#### Dataset section:
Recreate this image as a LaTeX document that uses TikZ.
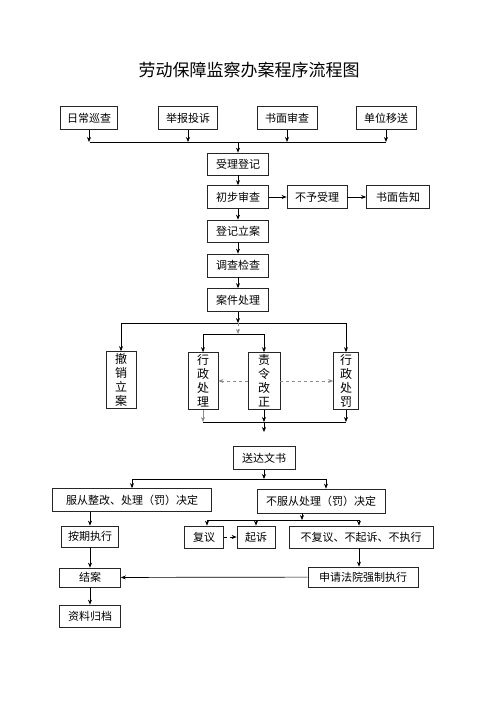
\documentclass[tikz,border=0pt]{standalone}
\usepackage{fontspec}
\setmainfont{Noto Sans CJK SC}
\usepackage{tikz}
\usetikzlibrary{positioning,arrows.meta,calc}

\begin{document}
\begin{tikzpicture}[x=1pt,y=-1pt,
box/.style={
  draw=black!85,
  line width=0.7pt,
  inner sep=1pt,
  minimum height=23pt,
  font=\fontsize{11}{13}\selectfont},
vbox/.style={
  box,
  align=center,
  minimum height=57pt,
  font=\fontsize{12}{14}\selectfont},
arr/.style={-{Stealth[length=5pt,width=4pt]}, line width=0.7pt},
garr/.style={arr, draw=black!45, dashed},
darr/.style={arr, dashed}
]
\useasboundingbox (0,0) rectangle (500,707);
\node[font=\fontsize{17}{20}\selectfont] (title) at (249,70) {劳动保障监察办案程序流程图};
% sources
\node[box, minimum width=57pt] (rc) at (89,118) {日常巡查};
\node[box, minimum width=59pt] (jb) at (188,118) {举报投诉};
\node[box, minimum width=60pt] (sm) at (287,118) {书面审查};
\node[box, minimum width=60pt] (dw) at (386,118) {单位移送};
% main column
\node[box, minimum width=61pt, minimum height=22pt] (sl) at (238,164) {受理登记};
\node[box, minimum width=61pt] (cb) at (238,197) {初步审查};
\node[box, minimum width=60pt] (by) at (317,197) {不予受理};
\node[box, minimum width=63pt] (gz) at (398,197) {书面告知};
\node[box, minimum width=61pt, minimum height=22pt] (dj) at (238,231) {登记立案};
\node[box, minimum width=61pt] (dc) at (238,265.5) {调查检查};
\node[box, minimum width=61pt] (aj) at (238,300) {案件处理};
% outcomes
\node[vbox, minimum width=30pt] (cx) at (121,380) {撤\\销\\立\\案};
\node[vbox, minimum width=30pt] (xz) at (203,381) {行\\政\\处\\理};
\node[vbox, minimum width=32pt] (zl) at (264,381) {责\\令\\改\\正};
\node[vbox, minimum width=25pt] (xf) at (346,381) {行\\政\\处\\罚};
\node[box, minimum width=62pt] (sd) at (264,458) {送达文书};
\node[box, minimum width=159pt] (fc) at (132,500) {服从整改、处理（罚）决定};
\node[box, minimum width=128pt, minimum height=24pt] (bf) at (321,501) {不服从处理（罚）决定};
\node[box, minimum width=57pt, minimum height=21pt] (aq) at (90,536.5) {按期执行};
\node[box, minimum width=39pt, minimum height=22pt] (fy) at (204,537) {复议};
\node[box, minimum width=38pt, minimum height=22pt] (qs) at (256,537) {起诉};
\node[box, minimum width=144pt, minimum height=22pt] (bfy) at (361,537) {不复议、不起诉、不执行};
\node[box, minimum width=110pt, minimum height=20pt] (sq) at (363,577) {申请法院强制执行};
\node[box, minimum width=61pt, minimum height=19pt] (ja) at (90,577.5) {结案};
\node[box, minimum width=61pt, minimum height=22pt] (zd) at (90,616) {资料归档};

\coordinate (T1) at (90,142);
\coordinate (T2) at (386,142);
\draw[line width=0.7pt] (T1) -- (T2);
\foreach \Src in {rc,jb,sm,dw}
  \draw[arr] (\Src) -- (\Src |- T1);
\draw[arr] (sl |- T1) -- (sl);
\draw[arr] (sl) -- (cb);
\draw[arr] (cb) -- (by);
\draw[arr] (by) -- (gz);
\draw[arr] (cb) -- (dj);
\draw[arr] (dj) -- (dc);
\draw[arr] (dc) -- (aj);

\coordinate (L1a) at (121,323);
\coordinate (L1b) at (346,323);
\coordinate (L2a) at (203,334);
\coordinate (L2b) at (264,334);
\draw[line width=0.7pt] (L1a) -- (L1b);
\draw[line width=0.7pt] (L2a) -- (L2b);
\draw[arr] (aj) -- (aj |- L1a);
\draw[garr] (aj |- L1a) -- (aj |- L2a);
\draw[arr] (L1a) -- (cx);
\draw[arr] (L1b) -- (xf);
\draw[arr] (L2a) -- (xz);
\draw[arr] (L2b) -- (zl);
\draw[garr] (zl) -- (xz);
\draw[garr] (zl) -- (xf);

\coordinate (L3a) at (203,422);
\coordinate (L3b) at (346,422);
\coordinate (E) at (264,432);
\draw[line width=0.7pt] (L3a) -- (L3b);
\draw[arr, draw=black!45] (xz) -- (L3a);
\draw[arr] (zl) -- (zl |- L3a);
\draw[arr] (xf) -- (L3b);
\draw[arr] (zl |- L3a) -- (E);

\coordinate (L4a) at (132,479);
\coordinate (L4b) at (326,479);
\draw[line width=0.7pt] (L4a) -- (L4b);
\draw[arr] (sd) -- (sd |- L4a);
\draw[arr] (L4a) -- (fc);
\draw[arr] (L4b) -- (L4b |- bf.north);
\draw[arr] (fc.south -| aq) -- (aq);

\coordinate (L5a) at (207,520);
\coordinate (L5b) at (359,520);
\coordinate (B5) at (302,520);
\draw[line width=0.7pt] (L5a) -- (L5b);
\draw[arr] (bf.south -| B5) -- (B5);
\draw[arr] (L5a) -- (L5a |- fy.north);
\draw[arr] (qs |- L5a) -- (qs);
\draw[arr] (L5b) -- (L5b |- bfy.north);
\draw[darr] (fy) -- (qs);
\draw[arr] (bfy.south -| L5b) -- (sq.north -| L5b);
\draw[arr] (sq) -- (ja);
\draw[arr] (aq) -- (ja);
\draw[arr] (ja) -- (zd);
\end{tikzpicture}
\end{document}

#### Goal of the exercise:
Make an exact reproduction of the listing above, without any pictures.

#### Answer to this exercise:
Recreate this image as a LaTeX document that uses TikZ.
\documentclass[tikz,border=0pt]{standalone}
\usepackage{fontspec}
\setmainfont{Noto Sans CJK SC}
\usepackage{tikz}
\usetikzlibrary{positioning,arrows.meta,calc}

\begin{document}
\begin{tikzpicture}[x=1pt,y=-1pt,
box/.style={
  draw=black!85,
  line width=0.7pt,
  inner sep=1pt,
  minimum height=23pt,
  font=\fontsize{11}{13}\selectfont},
vbox/.style={
  box,
  align=center,
  minimum height=57pt,
  font=\fontsize{12}{14}\selectfont},
arr/.style={-{Stealth[length=5pt,width=4pt]}, line width=0.7pt},
garr/.style={arr, draw=black!45, dashed},
darr/.style={arr, dashed}
]
\useasboundingbox (0,0) rectangle (500,707);
\node[font=\fontsize{17}{20}\selectfont] (title) at (249,70) {劳动保障监察办案程序流程图};
% sources
\node[box, minimum width=57pt] (rc) at (89,118) {日常巡查};
\node[box, minimum width=59pt] (jb) at (188,118) {举报投诉};
\node[box, minimum width=60pt] (sm) at (287,118) {书面审查};
\node[box, minimum width=60pt] (dw) at (386,118) {单位移送};
% main column
\node[box, minimum width=61pt, minimum height=22pt] (sl) at (238,164) {受理登记};
\node[box, minimum width=61pt] (cb) at (238,197) {初步审查};
\node[box, minimum width=60pt] (by) at (317,197) {不予受理};
\node[box, minimum width=63pt] (gz) at (398,197) {书面告知};
\node[box, minimum width=61pt, minimum height=22pt] (dj) at (238,231) {登记立案};
\node[box, minimum width=61pt] (dc) at (238,265.5) {调查检查};
\node[box, minimum width=61pt] (aj) at (238,300) {案件处理};
% outcomes
\node[vbox, minimum width=30pt] (cx) at (121,380) {撤\\销\\立\\案};
\node[vbox, minimum width=30pt] (xz) at (203,381) {行\\政\\处\\理};
\node[vbox, minimum width=32pt] (zl) at (264,381) {责\\令\\改\\正};
\node[vbox, minimum width=25pt] (xf) at (346,381) {行\\政\\处\\罚};
\node[box, minimum width=62pt] (sd) at (264,458) {送达文书};
\node[box, minimum width=159pt] (fc) at (132,500) {服从整改、处理（罚）决定};
\node[box, minimum width=128pt, minimum height=24pt] (bf) at (321,501) {不服从处理（罚）决定};
\node[box, minimum width=57pt, minimum height=21pt] (aq) at (90,536.5) {按期执行};
\node[box, minimum width=39pt, minimum height=22pt] (fy) at (204,537) {复议};
\node[box, minimum width=38pt, minimum height=22pt] (qs) at (256,537) {起诉};
\node[box, minimum width=144pt, minimum height=22pt] (bfy) at (361,537) {不复议、不起诉、不执行};
\node[box, minimum width=110pt, minimum height=20pt] (sq) at (363,577) {申请法院强制执行};
\node[box, minimum width=61pt, minimum height=19pt] (ja) at (90,577.5) {结案};
\node[box, minimum width=61pt, minimum height=22pt] (zd) at (90,616) {资料归档};

\coordinate (T1) at (90,142);
\coordinate (T2) at (386,142);
\draw[line width=0.7pt] (T1) -- (T2);
\foreach \Src in {rc,jb,sm,dw}
  \draw[arr] (\Src) -- (\Src |- T1);
\draw[arr] (sl |- T1) -- (sl);
\draw[arr] (sl) -- (cb);
\draw[arr] (cb) -- (by);
\draw[arr] (by) -- (gz);
\draw[arr] (cb) -- (dj);
\draw[arr] (dj) -- (dc);
\draw[arr] (dc) -- (aj);

\coordinate (L1a) at (121,323);
\coordinate (L1b) at (346,323);
\coordinate (L2a) at (203,334);
\coordinate (L2b) at (264,334);
\draw[line width=0.7pt] (L1a) -- (L1b);
\draw[line width=0.7pt] (L2a) -- (L2b);
\draw[arr] (aj) -- (aj |- L1a);
\draw[garr] (aj |- L1a) -- (aj |- L2a);
\draw[arr] (L1a) -- (cx);
\draw[arr] (L1b) -- (xf);
\draw[arr] (L2a) -- (xz);
\draw[arr] (L2b) -- (zl);
\draw[garr] (zl) -- (xz);
\draw[garr] (zl) -- (xf);

\coordinate (L3a) at (203,422);
\coordinate (L3b) at (346,422);
\coordinate (E) at (264,432);
\draw[line width=0.7pt] (L3a) -- (L3b);
\draw[arr, draw=black!45] (xz) -- (L3a);
\draw[arr] (zl) -- (zl |- L3a);
\draw[arr] (xf) -- (L3b);
\draw[arr] (zl |- L3a) -- (E);

\coordinate (L4a) at (132,479);
\coordinate (L4b) at (326,479);
\draw[line width=0.7pt] (L4a) -- (L4b);
\draw[arr] (sd) -- (sd |- L4a);
\draw[arr] (L4a) -- (fc);
\draw[arr] (L4b) -- (L4b |- bf.north);
\draw[arr] (fc.south -| aq) -- (aq);

\coordinate (L5a) at (207,520);
\coordinate (L5b) at (359,520);
\coordinate (B5) at (302,520);
\draw[line width=0.7pt] (L5a) -- (L5b);
\draw[arr] (bf.south -| B5) -- (B5);
\draw[arr] (L5a) -- (L5a |- fy.north);
\draw[arr] (qs |- L5a) -- (qs);
\draw[arr] (L5b) -- (L5b |- bfy.north);
\draw[darr] (fy) -- (qs);
\draw[arr] (bfy.south -| L5b) -- (sq.north -| L5b);
\draw[arr] (sq) -- (ja);
\draw[arr] (aq) -- (ja);
\draw[arr] (ja) -- (zd);
\end{tikzpicture}
\end{document}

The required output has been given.